*STATED GOAL*. Omit every picture, and retype the lines that run from the beginning of the data below through the line containing "const ink = '#141414';", inclusive.

*PROVIDED MATERIAL*.
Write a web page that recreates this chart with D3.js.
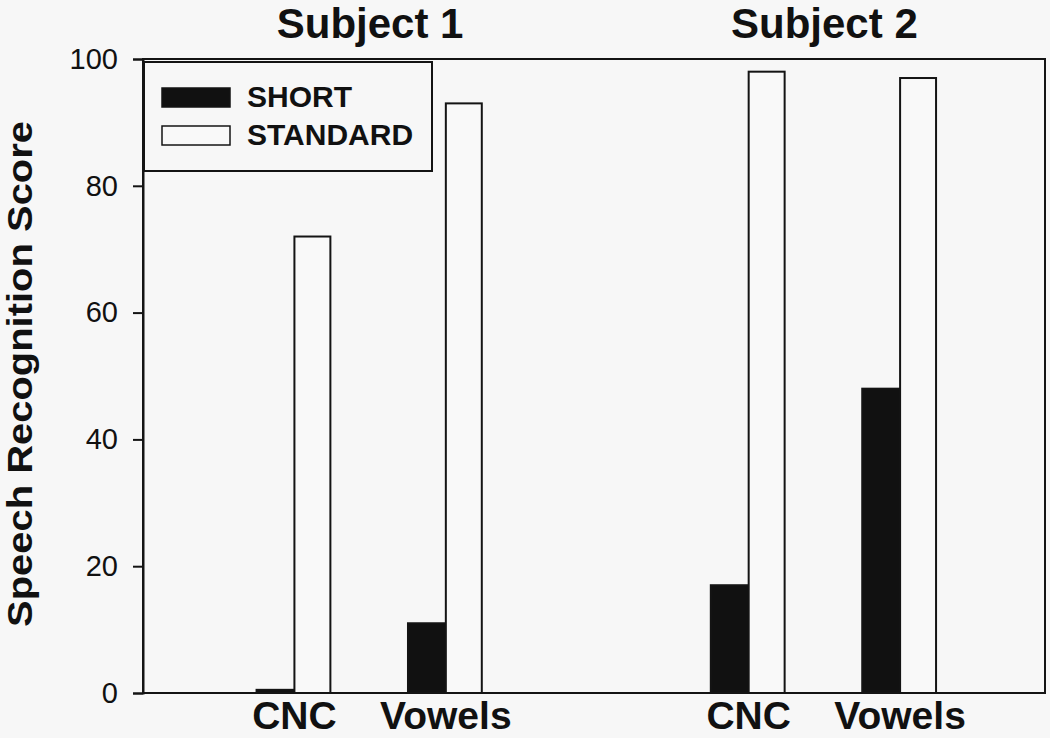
<!DOCTYPE html>
<html>
<head>
<meta charset="utf-8">
<script src="https://cdn.jsdelivr.net/npm/d3@7"></script>
<style>
  html, body { margin: 0; padding: 0; background: #f7f7f7; }
  svg { display: block; font-family: "Liberation Sans", Arial, sans-serif; }
</style>
</head>
<body>
<svg id="chart" width="1050" height="738"></svg>
<script>
// chart data
const subjects = ['Subject 1', 'Subject 2'];
const categories = ['CNC', 'Vowels', 'CNC', 'Vowels'];
const positions = [1, 2, 4, 5];
const subjectOf = [0, 0, 1, 1];
const shortScores = [0.5, 11, 17, 48];
const standardScores = [72, 93, 98, 97];
const yTicks = [0, 20, 40, 60, 80, 100];
const seriesNames = ['SHORT', 'STANDARD'];

const svg = d3.select('#chart');
const margin = { left: 143, right: 5, top: 59, bottom: 45 };
const W = 1050, H = 738;

const x = d3.scaleLinear()
  .domain([0, 5.957])
  .range([margin.left, W - margin.right]);
const y = d3.scaleLinear()
  .domain([0, 100])
  .range([H - margin.bottom, margin.top]);

const barW = x(0.25) - x(0);
const ink = '#141414';

// plot background frame
svg.append('rect')
  .attr('x', x(0)).attr('y', y(100))
  .attr('width', x.range()[1] - x(0))
  .attr('height', y(0) - y(100))
  .attr('fill', '#f7f7f7')
  .attr('stroke', ink)
  .attr('stroke-width', 2);

// bars
const rows = positions.map((p, i) => ({
  pos: p, short: shortScores[i], standard: standardScores[i]
}));

svg.selectAll('.bar-short')
  .data(rows)
  .enter().append('rect')
  .attr('class', 'bar-short')
  .attr('x', d => x(d.pos) - barW)
  .attr('y', d => y(d.short))
  .attr('width', barW)
  .attr('height', d => y(0) - y(d.short))
  .attr('fill', '#111')
  .attr('stroke', ink)
  .attr('stroke-width', 2);

svg.selectAll('.bar-standard')
  .data(rows)
  .enter().append('rect')
  .attr('class', 'bar-standard')
  .attr('x', d => x(d.pos))
  .attr('y', d => y(d.standard))
  .attr('width', barW * 0.95)
  .attr('height', d => y(0) - y(d.standard))
  .attr('fill', '#f9f9f9')
  .attr('stroke', ink)
  .attr('stroke-width', 2);

// y axis
const yAxis = d3.axisLeft(y)
  .tickValues(yTicks)
  .tickSize(10)
  .tickPadding(15)
  .tickFormat(d3.format('d'));

const yg = svg.append('g')
  .attr('transform', `translate(${x(0)},0)`)
  .call(yAxis);
yg.select('.domain').attr('stroke', ink).attr('stroke-width', 2);
yg.selectAll('.tick line').attr('stroke', ink).attr('stroke-width', 2);
yg.selectAll('.tick text')
  .attr('fill', '#111')
  .style('font-size', '29px')
  .style('font-family', '"Liberation Sans", Arial, sans-serif');

// category labels
svg.selectAll('.cat-label')
  .data(categories)
  .enter().append('text')
  .attr('class', 'cat-label')
  .attr('x', (d, i) => x(positions[i]))
  .attr('y', 729)
  .attr('text-anchor', 'middle')
  .style('font-size', '39px')
  .style('font-weight', 'bold')
  .attr('fill', '#111')
  .text(d => d);

// subject titles
svg.selectAll('.subject-title')
  .data(subjects)
  .enter().append('text')
  .attr('class', 'subject-title')
  .attr('x', (d, s) => {
    const p = positions.filter((_, i) => subjectOf[i] === s);
    return x(d3.mean(p));
  })
  .attr('y', 38)
  .attr('text-anchor', 'middle')
  .style('font-size', '42px')
  .style('font-weight', 'bold')
  .attr('fill', '#111')
  .text(d => d);

// y axis title
svg.append('text')
  .attr('transform', 'translate(32,374) rotate(-90)')
  .attr('text-anchor', 'middle')
  .attr('textLength', 506)
  .attr('lengthAdjust', 'spacingAndGlyphs')
  .style('font-size', '35px')
  .style('font-weight', 'bold')
  .attr('fill', '#111')
  .text('Speech Recognition Score');

// legend
const legend = svg.append('g');
legend.append('rect')
  .attr('x', 144).attr('y', 62)
  .attr('width', 288).attr('height', 109)
  .attr('fill', '#f7f7f7')
  .attr('stroke', ink)
  .attr('stroke-width', 2);

const legendFill = ['#111', '#f9f9f9'];
const legendItems = legend.selectAll('.legend-item')
  .data(seriesNames)
  .enter().append('g')
  .attr('class', 'legend-item')
  .attr('transform', (d, i) => `translate(162,${88 + i * 38})`);

legendItems.append('rect')
  .attr('width', 68).attr('height', 19)
  .attr('fill', (d, i) => legendFill[i])
  .attr('stroke', ink)
  .attr('stroke-width', 1.5);

legendItems.append('text')
  .attr('x', 85)
  .attr('y', 19)
  .style('font-size', '30px')
  .style('font-weight', 'bold')
  .attr('fill', '#111')
  .text(d => d);
</script>
</body>
</html>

*TASK OUTPUT*.
Write a web page that recreates this chart with D3.js.
<!DOCTYPE html>
<html>
<head>
<meta charset="utf-8">
<script src="https://cdn.jsdelivr.net/npm/d3@7"></script>
<style>
  html, body { margin: 0; padding: 0; background: #f7f7f7; }
  svg { display: block; font-family: "Liberation Sans", Arial, sans-serif; }
</style>
</head>
<body>
<svg id="chart" width="1050" height="738"></svg>
<script>
// chart data
const subjects = ['Subject 1', 'Subject 2'];
const categories = ['CNC', 'Vowels', 'CNC', 'Vowels'];
const positions = [1, 2, 4, 5];
const subjectOf = [0, 0, 1, 1];
const shortScores = [0.5, 11, 17, 48];
const standardScores = [72, 93, 98, 97];
const yTicks = [0, 20, 40, 60, 80, 100];
const seriesNames = ['SHORT', 'STANDARD'];

const svg = d3.select('#chart');
const margin = { left: 143, right: 5, top: 59, bottom: 45 };
const W = 1050, H = 738;

const x = d3.scaleLinear()
  .domain([0, 5.957])
  .range([margin.left, W - margin.right]);
const y = d3.scaleLinear()
  .domain([0, 100])
  .range([H - margin.bottom, margin.top]);

const barW = x(0.25) - x(0);
const ink = '#141414';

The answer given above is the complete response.